Solace can be found in this rate of technological progress, especially at a time when so much in the world seems to be regressing. Faster, more powerful computers will be able to bring new understanding to weather forecasting and climate change, medical diagnosis, robotics, and may even help us design new systems of governance and economics.
We must sustain this momentum. A positive future depends upon it.
Hope for continued advancement in computing power, and in particular, supercomputers, can be found in the pressure cooker of international relations. Competition among nation-states has long been a powerful catalyst for progress. Much as the Soviet satellite ‘Sputnik’ zipping across the sky helped motivate a new generation of scientists, the national quest to build the world’s most powerful supercomputer is accelerating demand for science, technology, engineering and math (STEM) research.
Japan recently began soliciting bids to build the world’s fastest supercomputer by 2018. This new machine would have a processing power of 130 quadrillion calculations per second, or 130 petaflops, and would cause Japan to leapfrog past China – the current world record holder for the world’s fastest supercomputer at 93 petaflops. At a cost of US$173 million, the new supercomputer would temporarily put Japan in first place. However, the U.S. has indicated that it will attempt to reclaim the title in 2018 by unveiling a machine with a speed of 200 petaflops.

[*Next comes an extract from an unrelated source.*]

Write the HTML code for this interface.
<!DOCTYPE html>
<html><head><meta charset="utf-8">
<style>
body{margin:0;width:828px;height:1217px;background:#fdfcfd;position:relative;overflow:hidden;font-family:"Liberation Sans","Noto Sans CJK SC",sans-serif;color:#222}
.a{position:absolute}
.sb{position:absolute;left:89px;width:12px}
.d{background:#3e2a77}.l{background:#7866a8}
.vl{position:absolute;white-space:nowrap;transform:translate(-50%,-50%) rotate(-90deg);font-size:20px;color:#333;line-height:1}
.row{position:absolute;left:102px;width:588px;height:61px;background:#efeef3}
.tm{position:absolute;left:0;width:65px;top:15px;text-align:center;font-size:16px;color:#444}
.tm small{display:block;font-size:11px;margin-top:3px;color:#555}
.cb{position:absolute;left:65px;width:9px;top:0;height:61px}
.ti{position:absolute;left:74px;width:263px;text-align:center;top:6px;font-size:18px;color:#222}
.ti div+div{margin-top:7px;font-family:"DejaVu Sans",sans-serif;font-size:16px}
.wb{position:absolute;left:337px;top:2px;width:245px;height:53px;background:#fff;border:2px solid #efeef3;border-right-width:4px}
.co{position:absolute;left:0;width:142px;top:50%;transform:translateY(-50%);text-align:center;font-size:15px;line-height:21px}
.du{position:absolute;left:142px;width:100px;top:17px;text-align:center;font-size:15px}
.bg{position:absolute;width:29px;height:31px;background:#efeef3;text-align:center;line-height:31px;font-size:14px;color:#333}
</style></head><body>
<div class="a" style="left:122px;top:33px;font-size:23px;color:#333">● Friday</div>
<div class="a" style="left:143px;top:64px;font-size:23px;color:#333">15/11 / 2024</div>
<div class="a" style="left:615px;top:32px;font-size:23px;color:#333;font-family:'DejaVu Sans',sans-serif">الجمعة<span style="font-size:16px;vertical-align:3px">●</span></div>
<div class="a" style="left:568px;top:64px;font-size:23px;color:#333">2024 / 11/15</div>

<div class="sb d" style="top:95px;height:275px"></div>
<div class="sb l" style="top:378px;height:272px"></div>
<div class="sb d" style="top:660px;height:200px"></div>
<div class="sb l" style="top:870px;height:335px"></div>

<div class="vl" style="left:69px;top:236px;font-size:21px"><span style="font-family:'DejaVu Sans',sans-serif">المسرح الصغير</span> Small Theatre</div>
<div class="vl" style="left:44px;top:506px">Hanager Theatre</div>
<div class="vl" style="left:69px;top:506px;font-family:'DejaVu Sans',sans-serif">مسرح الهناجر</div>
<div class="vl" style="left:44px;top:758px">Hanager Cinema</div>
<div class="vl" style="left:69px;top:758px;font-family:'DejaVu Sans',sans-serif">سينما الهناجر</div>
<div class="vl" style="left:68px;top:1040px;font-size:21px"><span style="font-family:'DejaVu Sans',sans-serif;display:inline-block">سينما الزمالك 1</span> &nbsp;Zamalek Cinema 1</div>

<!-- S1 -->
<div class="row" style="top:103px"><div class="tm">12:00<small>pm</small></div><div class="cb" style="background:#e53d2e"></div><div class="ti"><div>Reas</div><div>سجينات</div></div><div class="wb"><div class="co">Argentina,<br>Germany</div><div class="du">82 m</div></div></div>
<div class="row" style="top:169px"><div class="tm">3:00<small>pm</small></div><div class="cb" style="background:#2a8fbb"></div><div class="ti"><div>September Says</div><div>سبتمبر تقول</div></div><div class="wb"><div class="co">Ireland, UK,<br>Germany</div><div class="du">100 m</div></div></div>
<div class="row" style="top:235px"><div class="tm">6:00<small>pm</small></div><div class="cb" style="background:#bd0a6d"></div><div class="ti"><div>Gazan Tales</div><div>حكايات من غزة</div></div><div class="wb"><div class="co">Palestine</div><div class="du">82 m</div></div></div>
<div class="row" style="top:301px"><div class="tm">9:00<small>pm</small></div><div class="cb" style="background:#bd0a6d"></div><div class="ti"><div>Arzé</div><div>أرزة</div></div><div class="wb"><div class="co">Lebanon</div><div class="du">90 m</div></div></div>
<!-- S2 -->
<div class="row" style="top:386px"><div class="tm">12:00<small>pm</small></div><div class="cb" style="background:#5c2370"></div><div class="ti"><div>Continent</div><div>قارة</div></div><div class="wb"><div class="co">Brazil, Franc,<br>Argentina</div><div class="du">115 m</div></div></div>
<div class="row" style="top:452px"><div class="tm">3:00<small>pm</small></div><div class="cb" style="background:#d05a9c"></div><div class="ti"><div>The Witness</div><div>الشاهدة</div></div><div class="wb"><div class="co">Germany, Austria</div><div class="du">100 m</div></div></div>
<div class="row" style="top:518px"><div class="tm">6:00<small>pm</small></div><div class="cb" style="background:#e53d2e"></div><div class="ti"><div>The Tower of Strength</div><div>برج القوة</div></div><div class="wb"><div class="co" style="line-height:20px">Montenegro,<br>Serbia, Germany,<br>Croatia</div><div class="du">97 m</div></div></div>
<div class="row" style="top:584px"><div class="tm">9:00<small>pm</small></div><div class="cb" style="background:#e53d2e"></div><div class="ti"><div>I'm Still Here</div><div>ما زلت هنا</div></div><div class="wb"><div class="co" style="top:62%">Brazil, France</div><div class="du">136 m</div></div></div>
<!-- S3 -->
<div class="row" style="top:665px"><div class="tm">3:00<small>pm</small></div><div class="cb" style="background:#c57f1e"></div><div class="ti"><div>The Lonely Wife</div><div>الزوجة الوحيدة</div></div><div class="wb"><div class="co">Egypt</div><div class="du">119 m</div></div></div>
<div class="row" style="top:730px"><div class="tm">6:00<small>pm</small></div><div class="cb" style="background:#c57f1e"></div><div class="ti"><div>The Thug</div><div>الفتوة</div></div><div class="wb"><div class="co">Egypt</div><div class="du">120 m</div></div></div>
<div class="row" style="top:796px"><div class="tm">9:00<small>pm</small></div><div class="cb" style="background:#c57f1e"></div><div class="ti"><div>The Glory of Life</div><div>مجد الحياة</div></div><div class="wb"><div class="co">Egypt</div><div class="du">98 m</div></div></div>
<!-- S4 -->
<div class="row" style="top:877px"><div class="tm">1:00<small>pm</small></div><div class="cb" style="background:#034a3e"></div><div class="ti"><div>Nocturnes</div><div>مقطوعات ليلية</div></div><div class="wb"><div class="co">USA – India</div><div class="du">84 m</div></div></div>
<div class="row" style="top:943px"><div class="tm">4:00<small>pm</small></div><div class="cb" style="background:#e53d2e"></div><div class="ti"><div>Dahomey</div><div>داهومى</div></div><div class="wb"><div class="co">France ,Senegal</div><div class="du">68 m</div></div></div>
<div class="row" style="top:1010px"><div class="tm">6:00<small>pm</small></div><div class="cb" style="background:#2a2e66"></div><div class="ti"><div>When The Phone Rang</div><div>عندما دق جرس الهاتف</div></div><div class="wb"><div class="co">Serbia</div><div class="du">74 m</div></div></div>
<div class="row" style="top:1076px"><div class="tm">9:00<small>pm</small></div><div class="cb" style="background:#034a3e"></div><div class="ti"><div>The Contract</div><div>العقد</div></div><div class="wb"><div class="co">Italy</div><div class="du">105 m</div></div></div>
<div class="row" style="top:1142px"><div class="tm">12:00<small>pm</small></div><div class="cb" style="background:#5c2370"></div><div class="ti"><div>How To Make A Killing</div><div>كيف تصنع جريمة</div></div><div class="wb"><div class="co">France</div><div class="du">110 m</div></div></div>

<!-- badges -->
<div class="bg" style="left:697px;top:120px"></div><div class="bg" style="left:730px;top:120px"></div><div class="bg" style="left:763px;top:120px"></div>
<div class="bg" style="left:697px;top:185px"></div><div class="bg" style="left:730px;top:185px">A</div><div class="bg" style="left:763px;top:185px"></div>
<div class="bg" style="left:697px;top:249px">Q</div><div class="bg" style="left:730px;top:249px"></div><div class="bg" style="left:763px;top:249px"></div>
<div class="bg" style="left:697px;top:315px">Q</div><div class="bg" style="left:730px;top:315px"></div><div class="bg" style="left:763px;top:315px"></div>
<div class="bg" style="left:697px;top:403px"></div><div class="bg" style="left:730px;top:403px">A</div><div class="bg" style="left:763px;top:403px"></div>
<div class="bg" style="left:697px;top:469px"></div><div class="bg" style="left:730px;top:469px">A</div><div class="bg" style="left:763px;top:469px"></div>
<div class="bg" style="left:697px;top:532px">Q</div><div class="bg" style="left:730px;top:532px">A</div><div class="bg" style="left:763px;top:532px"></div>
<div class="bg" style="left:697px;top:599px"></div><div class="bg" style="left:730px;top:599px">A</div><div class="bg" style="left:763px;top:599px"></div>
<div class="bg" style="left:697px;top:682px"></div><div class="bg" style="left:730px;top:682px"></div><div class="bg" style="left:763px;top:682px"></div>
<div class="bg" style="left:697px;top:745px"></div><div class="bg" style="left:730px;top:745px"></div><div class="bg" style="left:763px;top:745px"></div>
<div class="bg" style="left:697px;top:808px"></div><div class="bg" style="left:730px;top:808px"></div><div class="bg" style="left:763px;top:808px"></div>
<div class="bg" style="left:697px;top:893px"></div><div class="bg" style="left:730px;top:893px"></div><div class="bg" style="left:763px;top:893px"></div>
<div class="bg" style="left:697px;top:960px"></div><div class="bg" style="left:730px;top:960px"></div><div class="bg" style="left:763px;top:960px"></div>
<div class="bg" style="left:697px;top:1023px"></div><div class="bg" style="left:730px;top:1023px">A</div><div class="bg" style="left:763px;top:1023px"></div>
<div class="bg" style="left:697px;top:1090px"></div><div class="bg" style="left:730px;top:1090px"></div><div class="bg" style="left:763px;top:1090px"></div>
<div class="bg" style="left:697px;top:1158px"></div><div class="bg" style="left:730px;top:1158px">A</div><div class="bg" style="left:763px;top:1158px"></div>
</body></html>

While the rise of anti-science and anti-intellectual forces in the United States seems to portent a slowing of technological progress, we can take some comfort in knowing that the rest of the world will only accelerate their basic scientific research to gain an advantage in a multi-polar world. These technological advances will diffuse across national borders, raising the wealth tide for most ships of state.
Progress is made under pressure. A supercomputer arms race between nation states may be just what we need for continued advancement and prosperity. Bring on the exaflops.